Sir Rutherford Alcock

Sir John Rutherford Alcock, KCB (25 May 1809 – 2 November 1897) was the first British diplomatic representative to live in Japan. In 1844, he was appointed consul at Fuzhou in China, where, after a short official stay at Amoy, he performed the functions, as he expressed it, "of everything from a lord chancellor to a sheriff's officer." Fuchow was one of the ports opened to trade by the Treaty of Nanking.

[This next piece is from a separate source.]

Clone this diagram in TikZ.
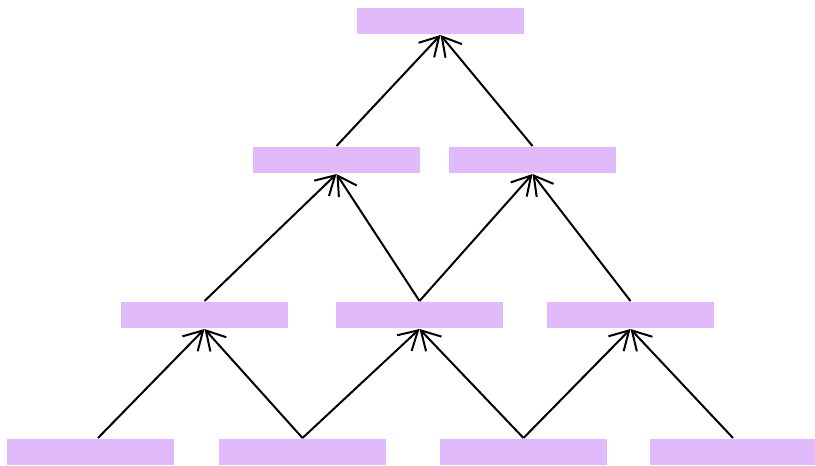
\documentclass[tikz,border=0pt]{standalone}
\usetikzlibrary{arrows.meta}
\definecolor{boxpurple}{RGB}{224,186,250}

\begin{document}
\begin{tikzpicture}[x=0.75pt, y=-0.75pt, line width=1.5pt,
  cell/.style={fill=boxpurple, draw=none, inner sep=0pt,
    minimum width=125.25pt, minimum height=19.5pt},
  up/.style={-{Straight Barb[length=14pt, width=16pt]}}]
  \useasboundingbox (0,0) rectangle (815,465);
  \node[cell] (T) at (440.5,21) {};
  \node[cell] (M1) at (336.5,160) {};
  \node[cell] (M2) at (532.5,160) {};
  \node[cell] (L1) at (204.5,315) {};
  \node[cell] (L2) at (419.5,315) {};
  \node[cell] (L3) at (630.5,315) {};
  \node[cell] (B1) at (90.5,452) {};
  \node[cell] (B2) at (302.5,452) {};
  \node[cell] (B3) at (523.5,452) {};
  \node[cell] (B4) at (733,452) {};
  % bottom row
  \draw[up] ([xshift=5.6pt]B1.north) -- (L1.south);
  \draw[up] (B2.north) -- (L1.south);
  \draw[up] (B2.north) -- (L2.south);
  \draw[up] (B3.north) -- (L2.south);
  \draw[up] (B3.north) -- (L3.south);
  \draw[up] (B4.north) -- (L3.south);
  % middle rows
  \draw[up] (L1.north) -- (M1.south);
  \draw[up] (L2.north) -- (M1.south);
  \draw[up] (L2.north) -- (M2.south);
  \draw[up] (L3.north) -- (M2.south);
  \draw[up] (M1.north) -- (T.south);
  \draw[up] (M2.north) -- (T.south);
\end{tikzpicture}
\end{document}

Alcock, along with his wife, Henrietta, sister-in-law, and mother-in-law, moved to Shanghai in the fall of 1846, where they were part of a burgeoning community of expats, merchants and missionaries from England, France, and North America. Alcock made it a special part of his duties to superintend the established Chinese government and lay out the British settlement, which had developed into such an important feature of British commercial life in China. In 1853 Alcock's wife, Henrietta died (March), and the Taiping rebellion reached Shanghai. The city was besieged and attacked until February 1855 when the rebels were starved and burned out of the city. Alcock remained in Shanghai until April of that year to restore peace and order, and then moved on to the Consulate in Canton, the original seat of much unrest in the 1840s. He was stationed in Canton for 1 year and then took a furlough to return home to England in October 1856, just before tensions once again ignited in Canton.